The Peiks and their crew undertook the renovation of the fragile, double-hung windows and fixed-light windows, six- to eight-feet tall, that were original to the building. The building dates to 1886.
Ron Peik’s tenure in historic renovation is some 22 years. The company also specializes in residential and commercial lead paint abatement, mold remediation and projects entailing the stripping and renewal of detailed woodwork, along with other feats of beautification.
Ron Peik said every one of the 30 windows in the 126-year-old hall needed repairs. Detective work was required to match windows that had been moved over the years to other parts of the building.
“There were panes of glass in colors – amber, rose, green – and an overall pattern in the placement of the windows within the building,” he said. “That pattern had been lost over the years. There were 10 sets of windows that had been scrambled – put into the wrong openings and had glass replaced.”
Ron Peik said the windows were quite debilitated but deemed them from the start quite salvageable.

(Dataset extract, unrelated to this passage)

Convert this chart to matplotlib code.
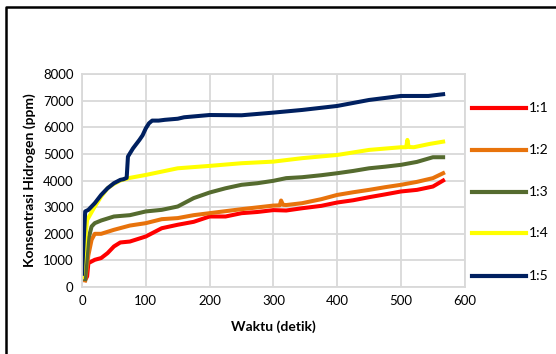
import matplotlib
matplotlib.use("Agg")
import matplotlib.pyplot as plt
from matplotlib.lines import Line2D

plt.rcParams['font.family'] = ['Lato', 'DejaVu Sans']

# data (waktu in detik, konsentrasi in ppm)
t_11 = [5, 8, 10, 20, 30, 40, 50, 60, 75, 100, 125, 150, 175, 200, 225, 250, 275, 300,
        320, 345, 375, 400, 425, 450, 475, 500, 525, 550, 566]
h_11 = [275, 400, 900, 1025, 1090, 1275, 1525, 1675, 1710, 1900, 2210, 2340, 2450, 2650,
        2650, 2775, 2820, 2890, 2875, 2960, 3050, 3175, 3260, 3375, 3480, 3590, 3650, 3775, 4000]

t_12 = [5, 10, 15, 20, 30, 50, 75, 100, 125, 150, 175, 200, 250, 300, 310, 312, 315,
        320, 345, 375, 400, 425, 450, 475, 500, 525, 550, 566]
h_12 = [250, 1200, 1775, 2000, 2000, 2150, 2310, 2400, 2550, 2590, 2700, 2775, 2925, 3060,
        3070, 3250, 3090, 3080, 3150, 3300, 3460, 3560, 3650, 3750, 3840, 3950, 4090, 4275]

t_13 = [5, 10, 15, 20, 30, 50, 75, 100, 125, 150, 175, 200, 225, 250, 275, 300, 320, 345,
        375, 400, 425, 450, 475, 500, 525, 550, 566]
h_13 = [300, 1800, 2275, 2400, 2500, 2650, 2700, 2840, 2900, 3025, 3340, 3550, 3710, 3840,
        3900, 3990, 4090, 4125, 4200, 4275, 4360, 4460, 4520, 4590, 4700, 4875, 4875]

t_14 = [0, 5, 8, 10, 20, 30, 40, 50, 60, 75, 100, 150, 200, 250, 300, 345, 400, 450,
        500, 508, 510, 512, 520, 545, 566]
h_14 = [375, 1800, 2525, 2600, 3025, 3400, 3710, 3875, 4000, 4100, 4210, 4460, 4550, 4650,
        4710, 4840, 4960, 5150, 5250, 5250, 5525, 5260, 5250, 5375, 5460]

t_15 = [0, 5, 10, 20, 30, 40, 50, 60, 65, 70, 72, 80, 90, 95, 100, 105, 110, 120, 130,
        150, 160, 200, 250, 300, 345, 400, 450, 500, 543, 566]
h_15 = [500, 2840, 2900, 3150, 3460, 3710, 3900, 4025, 4050, 4100, 4900, 5210, 5525, 5700,
        5960, 6150, 6250, 6250, 6280, 6320, 6375, 6460, 6450, 6550, 6650, 6800, 7025, 7175,
        7175, 7240]

series = [
    ("1:1", t_11, h_11, "#ff0000"),
    ("1:2", t_12, h_12, "#e8730c"),
    ("1:3", t_13, h_13, "#556b2f"),
    ("1:4", t_14, h_14, "#ffff00"),
    ("1:5", t_15, h_15, "#002060"),
]

fig = plt.figure(figsize=(5.56, 3.54), dpi=100)
ax = fig.add_axes([0.1475, 0.189, 0.6885, 0.602])

for label, t, h, col in series:
    ax.plot(t, h, color=col, lw=2.9, label=label, solid_joinstyle="round")

ax.set_xlim(0, 600)
ax.set_ylim(0, 8000)
ax.set_xticks(range(0, 601, 100))
ax.set_yticks(range(0, 8001, 1000))
ax.grid(True, color="#d9d9d9", lw=1.3)
ax.set_axisbelow(True)
for s in ax.spines.values():
    s.set_color("#d9d9d9")
    s.set_linewidth(1.3)
ax.tick_params(length=0, labelsize=9.5, pad=6, colors="black")

ax.set_xlabel("Waktu (detik)", fontsize=10, fontweight="bold", labelpad=9)
ax.set_ylabel("Konsentrasi Hidrogen (ppm)", fontsize=10, fontweight="bold", labelpad=5)

# legend on the right, widely spaced entries
leg_y = [108, 150, 192, 233, 276]
for (label, t, h, col), yp in zip(series, leg_y):
    fy = 1 - yp / 354
    fig.add_artist(Line2D([472 / 556, 526 / 556], [fy, fy], color=col, lw=3))
    fig.text(529 / 556, fy, label, fontsize=10, va="center", ha="left")

# outer frame (top and left edges visible)
fig.add_artist(Line2D([6 / 556, 6 / 556, 1.0], [0.0, 1 - 7 / 354, 1 - 7 / 354],
                      color="black", lw=1.8))

fig.savefig("out.png", dpi=100)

“We’ve restored windows that were far worse,” he said. “It was my operations manager, Jason Roy, of Nashua, who took it upon himself to figure out the pattern of the scrambled windows. Now, we’re very, very certain we have the original pattern back.”

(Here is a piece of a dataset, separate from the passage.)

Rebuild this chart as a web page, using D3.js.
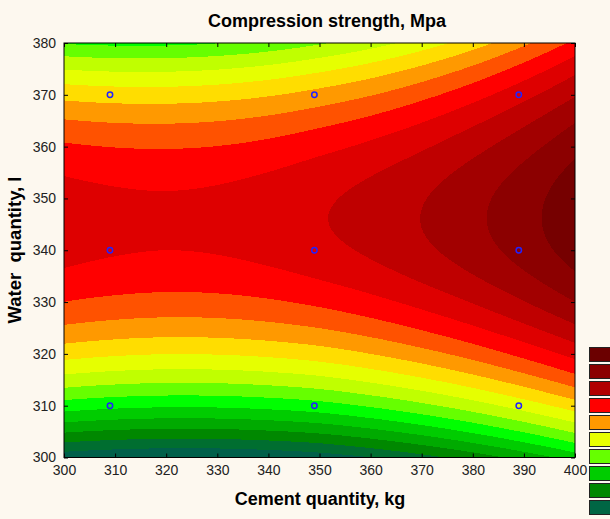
<!DOCTYPE html>
<html>
<head>
<meta charset="utf-8">
<script src="https://cdn.jsdelivr.net/npm/d3@7/dist/d3.min.js"></script>
<style>
  html, body { margin: 0; padding: 0; background: #fdf8ef; }
  svg { display: block; }
  text { font-family: "Liberation Sans", Arial, sans-serif; }
</style>
</head>
<body>
<svg id="chart" width="610" height="519"></svg>
<script>
// Grid of the fitted compression-strength surface (level units).
// Rows follow waterL, columns follow cementKg.
const cementKg = [300, 310, 320, 330, 340, 350, 360, 370, 380, 390, 400];
const waterL   = [300, 310, 320, 330, 340, 350, 360, 370, 380];
const strength = [
  [ 0.37,  0.11, -0.01,  0.01,  0.17,  0.46,  0.98,  1.65,  2.44,  3.38,  4.46],
  [ 5.52,  5.26,  5.14,  5.16,  5.32,  5.61,  6.12,  6.76,  7.54,  8.46,  9.51],
  [ 9.39,  9.14,  9.02,  9.05,  9.21,  9.51, 10.00, 10.63, 11.39, 12.30, 13.34],
  [11.99, 11.75, 11.64, 11.68, 11.87, 12.21, 12.69, 13.31, 14.06, 14.96, 15.99],
  [13.31, 13.09, 13.00, 13.07, 13.30, 13.68, 14.16, 14.78, 15.53, 16.42, 17.45],
  [13.37, 13.16, 13.09, 13.18, 13.43, 13.83, 14.32, 14.93, 15.69, 16.58, 17.62],
  [12.15, 11.97, 11.92, 12.02, 12.28, 12.70, 13.21, 13.86, 14.67, 15.62, 16.71],
  [ 9.67,  9.51,  9.49,  9.62,  9.91, 10.37, 10.95, 11.70, 12.61, 13.69, 14.92],
  [ 5.92,  5.78,  5.79,  5.97,  6.33,  6.88,  7.57,  8.45,  9.53, 10.80, 12.24]
];

// Contour thresholds and the fill of each band (band 0 lies below the first threshold)
const levels = [1, 2, 3, 4, 5, 6, 7, 8, 9, 10, 11, 12, 13, 14, 15, 16, 17];
const bandColors = [
  "#00604a", "#006e30", "#008800", "#00aa00", "#00cc00", "#00ff00",
  "#66ff00", "#c0ff00", "#e6ff00", "#ffdd00", "#ff9900", "#ff5200",
  "#ff0000", "#de0000", "#bf0000", "#a20000", "#8c0000", "#760000"
];
const legendColors = ["#6b0000", "#8b0000", "#b00000", "#ff0000", "#ff9900",
                      "#e8ff00", "#66ff00", "#00cc00", "#008800", "#006644"];

// Experimental design points
const designCement = [309, 349, 389, 309, 349, 389, 309, 349, 389];
const designWater  = [370, 370, 370, 340, 340, 340, 310, 310, 310];

const xTicks = [300, 310, 320, 330, 340, 350, 360, 370, 380, 390, 400];
const yTicks = [300, 310, 320, 330, 340, 350, 360, 370, 380];

const svg = d3.select("#chart");
const plot = { left: 64, right: 575, top: 43, bottom: 457.5 };

const xs = d3.scaleLinear().domain([cementKg[0], cementKg[cementKg.length - 1]]).range([plot.left, plot.right]);
const ys = d3.scaleLinear().domain([waterL[0], waterL[waterL.length - 1]]).range([plot.bottom, plot.top]);

// Smooth (Catmull-Rom) resampling of the grid so the bands render as curves
const nC = cementKg.length, nR = waterL.length;
const gx = cementKg[1] - cementKg[0], gy = waterL[1] - waterL[0];
function node(i, j) {
  if (i < 0) return 3 * node(0, j) - 3 * node(1, j) + node(2, j);
  if (i > nC - 1) return 3 * node(nC - 1, j) - 3 * node(nC - 2, j) + node(nC - 3, j);
  if (j < 0) return 3 * node(i, 0) - 3 * node(i, 1) + node(i, 2);
  if (j > nR - 1) return 3 * node(i, nR - 1) - 3 * node(i, nR - 2) + node(i, nR - 3);
  return strength[j][i];
}
function cr(p0, p1, p2, p3, s) {
  return p1 + 0.5 * s * (p2 - p0 + s * (2 * p0 - 5 * p1 + 4 * p2 - p3 + s * (3 * (p1 - p2) + p3 - p0)));
}
function surface(xv, yv) {
  const u = (xv - cementKg[0]) / gx, v = (yv - waterL[0]) / gy;
  const i = Math.max(0, Math.min(Math.floor(u), nC - 2));
  const j = Math.max(0, Math.min(Math.floor(v), nR - 2));
  const s = u - i, t = v - j;
  const row = k => cr(node(i - 1, j + k), node(i, j + k), node(i + 1, j + k), node(i + 2, j + k), s);
  return cr(row(-1), row(0), row(1), row(2), t);
}

const step = 0.4;
const fx = d3.range(cementKg[0], cementKg[nC - 1] + step / 2, step);
const fy = d3.range(waterL[0], waterL[nR - 1] + step / 2, step);
const values = new Array(fx.length * fy.length);
fy.forEach((yv, j) => fx.forEach((xv, i) => { values[j * fx.length + i] = surface(xv, yv); }));

const contours = d3.contours().size([fx.length, fy.length]).thresholds(levels)(values);
const toPlot = d3.geoTransform({
  point(cx, cy) {
    this.stream.point(xs(fx[0] + (cx - 0.5) * step), ys(fy[0] + (cy - 0.5) * step));
  }
});
const path = d3.geoPath(toPlot);

svg.append("defs").append("clipPath").attr("id", "plotClip")
  .append("rect")
  .attr("x", plot.left).attr("y", plot.top)
  .attr("width", plot.right - plot.left).attr("height", plot.bottom - plot.top);

const bands = svg.append("g").attr("clip-path", "url(#plotClip)");
bands.append("rect")
  .attr("x", plot.left).attr("y", plot.top)
  .attr("width", plot.right - plot.left).attr("height", plot.bottom - plot.top)
  .attr("fill", bandColors[0]);
bands.selectAll("path.band").data(contours).join("path")
  .attr("class", "band")
  .attr("d", path)
  .attr("fill", (d, k) => bandColors[k + 1])
  .attr("shape-rendering", "crispEdges");

// Design points
svg.append("g").selectAll("circle").data(designCement).join("circle")
  .attr("cx", (d, i) => xs(d))
  .attr("cy", (d, i) => ys(designWater[i]))
  .attr("r", 2.7)
  .attr("fill", "none")
  .attr("stroke", "#2222ff")
  .attr("stroke-width", 1.5);

// Axes with inward ticks on all four sides
function styleAxis(g) {
  g.select(".domain").remove();
  g.selectAll(".tick line").attr("stroke", "#000");
  g.selectAll(".tick text").attr("fill", "#222").style("font-size", "14px")
    .style("font-family", "'Liberation Sans', Arial, sans-serif");
}
svg.append("g").attr("transform", `translate(0,${plot.bottom})`)
  .call(d3.axisBottom(xs).tickValues(xTicks).tickSizeInner(-4).tickSizeOuter(0).tickPadding(8))
  .call(styleAxis);
svg.append("g").attr("transform", `translate(${plot.left},0)`)
  .call(d3.axisLeft(ys).tickValues(yTicks).tickSizeInner(-4).tickSizeOuter(0).tickPadding(8))
  .call(styleAxis);
svg.append("g").attr("transform", `translate(0,${plot.top})`)
  .call(d3.axisTop(xs).tickValues(xTicks).tickSizeInner(-4).tickSizeOuter(0).tickFormat(""))
  .call(styleAxis);
svg.append("g").attr("transform", `translate(${plot.right},0)`)
  .call(d3.axisRight(ys).tickValues(yTicks).tickSizeInner(-4).tickSizeOuter(0).tickFormat(""))
  .call(styleAxis);

svg.append("rect")
  .attr("x", plot.left).attr("y", plot.top)
  .attr("width", plot.right - plot.left).attr("height", plot.bottom - plot.top)
  .attr("fill", "none").attr("stroke", "#000").attr("stroke-width", 1);

// Titles
svg.append("text")
  .attr("x", 327).attr("y", 27)
  .attr("text-anchor", "middle")
  .style("font-size", "18px").style("font-weight", "bold")
  .text("Compression strength, Mpa");
svg.append("text")
  .attr("x", 320).attr("y", 505)
  .attr("text-anchor", "middle")
  .style("font-size", "18px").style("font-weight", "bold")
  .text("Cement quantity, kg");
svg.append("text")
  .attr("transform", "translate(21,250) rotate(-90)")
  .attr("text-anchor", "middle")
  .style("font-size", "18.5px").style("font-weight", "bold")
  .style("white-space", "pre")
  .text("Water  quantity, l");

// Legend swatches
svg.append("g").selectAll("rect").data(legendColors).join("rect")
  .attr("x", 589.5)
  .attr("y", (d, i) => 347.5 + i * 17)
  .attr("width", 30).attr("height", 14)
  .attr("fill", d => d)
  .attr("stroke", "#222").attr("stroke-width", 1);
</script>
</body>
</html>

The challenge was stimulating but the men were intent on preserving the landmark building, one designed by a renowned architect, William Butterfield, of Manchester.
Butterfield, a prolific architect most active from 1890 to 1910, built churches, halls, lavish residences and massive office buildings. He is known regionally for designing the Monodnock-Upton Building in Manchester. The structure, long gone, was constructed on Elm Street in 1892 and boasted hundreds of office spaces.
‘Quite a challenge’
“The Hollis Town Hall windows were quite a challenge,” Ron Peik said. “The style of the whole building is Victorian – shingle-style Victorian. The windows would be typical of this style.”

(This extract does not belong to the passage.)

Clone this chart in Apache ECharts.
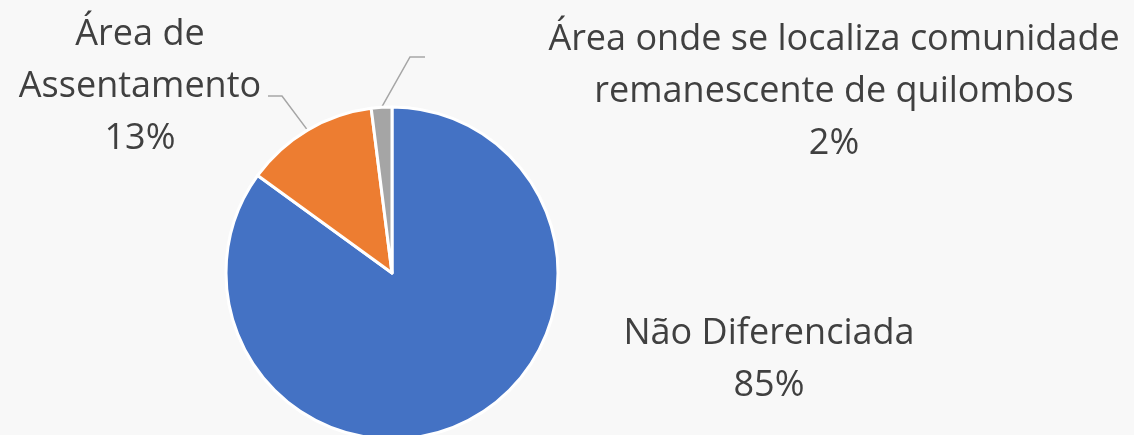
<!DOCTYPE html>
<html>
<head>
<meta charset="utf-8">
<script src="https://cdn.jsdelivr.net/npm/echarts@6/dist/echarts.min.js"></script>
<style>
  html, body { margin: 0; padding: 0; background: #f8f8f8; }
  #main { width: 1134px; height: 435px; }
</style>
</head>
<body>
<div id="main"></div>
<script>
// categorias (com quebras de linha como no gráfico) e valores
const categories = [
  "Não Diferenciada",
  "Área de\nAssentamento",
  "Área onde se localiza comunidade\nremanescente de quilombos"
];
const values = [85, 13, 2];
const colors = ["#4472c4", "#ed7d31", "#a5a5a5"];

// posição dos rótulos (centro do bloco de texto)
const labelPos = [
  { x: 769, y: 360 },
  { x: 140, y: 87 },
  { x: 834, y: 92 }
];

const chart = echarts.init(document.getElementById("main"));

const options = {
  backgroundColor: "#f8f8f8",
  animation: false,
  series: [
    {
      type: "pie",
      center: [392, 273],
      radius: 166,
      startAngle: 90,
      clockwise: true,
      itemStyle: {
        borderColor: "#ffffff",
        borderWidth: 3
      },
      label: {
        show: true,
        fontFamily: "Open Sans",
        fontSize: 36,
        lineHeight: 52,
        color: "#404040",
        align: "center",
        width: 700,
        overflow: "none",
        formatter: (p) => p.name + "\n" + Math.round(p.percent) + "%"
      },
      labelLine: {
        show: true,
        lineStyle: { color: "#a6a6a6", width: 1.5 }
      },
      labelLayout: (params) => {
        const i = params.dataIndex;
        const pos = labelPos[i];
        const out = { x: pos.x, y: pos.y, align: "center", verticalAlign: "middle" };
        const start = params.labelLinePoints ? params.labelLinePoints[0] : null;
        if (start && i === 1) {
          out.labelLinePoints = [start, [282, 96], [268, 96]];
        } else if (start && i === 2) {
          out.labelLinePoints = [start, [410, 57], [425, 57]];
        }
        return out;
      },
      data: categories.map((name, i) => ({
        name,
        value: values[i],
        itemStyle: { color: colors[i] },
        labelLine: { show: i !== 0 }
      }))
    }
  ]
};

chart.setOption(options);
window.addEventListener("resize", () => {
  chart.resize();
});
</script>
</body>
</html>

Ron Peik and his dad named Keith Adams, of Lowell, Mass., as supervisor for the job, a post based on his extensive experience with historical restoration. The job was all done from the interior, Ron said. There was no need for cranes or ladders tilted upon outside walls.
“We took the trim from around the edges and removed the sashes,” he said. “Those were wrapped up and taken off-site to where they were chemically hand-stripped. They were stripped down to bare wood.”
Then, a special epoxy was used to repair rotted wood and loose joints. The substance is designed to expand and contract with the wood, instead of popping out from the repeated stresses after a few years. The old glazing putty was removed and the glass was re-puttied. The sashes were then painted and reinstalled on the original pulleys with new copper chains.
Alpine Environmental has some bigtime credits to its name. Producers for “This Old House,” a PBS television show, who are in need of mold remediation services, lead paint removal, historic paint restoration or demolition compatible with stringent Environmental Protection Agency requirements, oftentimes call upon Ron Peik and his dad.
“We’ve been featured, so far, on two episodes of ‘This Old House,’ and two episodes of “Ask This Old House,” Ron said.
The Peiks’ list of historic renovations is a long one. Ron Peik said they have restored the Massachusetts homes of prominent Minutemen, heroes of the Revolutionary War. Three of Ron’s favorite historic renovations are the dwellings of Colonel John Buttrick (1731-1791) and Colonel James Barrett (1710-1779) in Concord, and Capt. Isaac Davis (1745-1775) in Acton. Davis was the first officer killed in the Revolutionary War and is depicted in the iconic Minuteman statue in Concord.
“Colonel Barrett was in charge of the Concord militia in 1775,” Ron Peik said. “We stripped all the paint in his house but saved the original coat, which was made of colonial-style, milk-based paint. The house is on Barrett Mill Road in Minuteman National Park in Concord, Mass.”
The restoration of the Hollis Town Hall windows was a part of a project voted upon at a town meeting last March. The job entailed an exterior restoration and replacement of the cedar shingles.
Those tasks were handled by D.L. King Associates, general contractors from Nashua. The Alpine Environmental company was selected by them to do the restoration of the windows. Ron Peik said his crew capped the project by upgrading the energy efficiency of the windows by adding reproduction brass weatherstripping.
“They wound up being brand new looking, 130-year-old windows,” Ron Peik said. “That’s cool stuff. That’s what keeps us loving what we do.”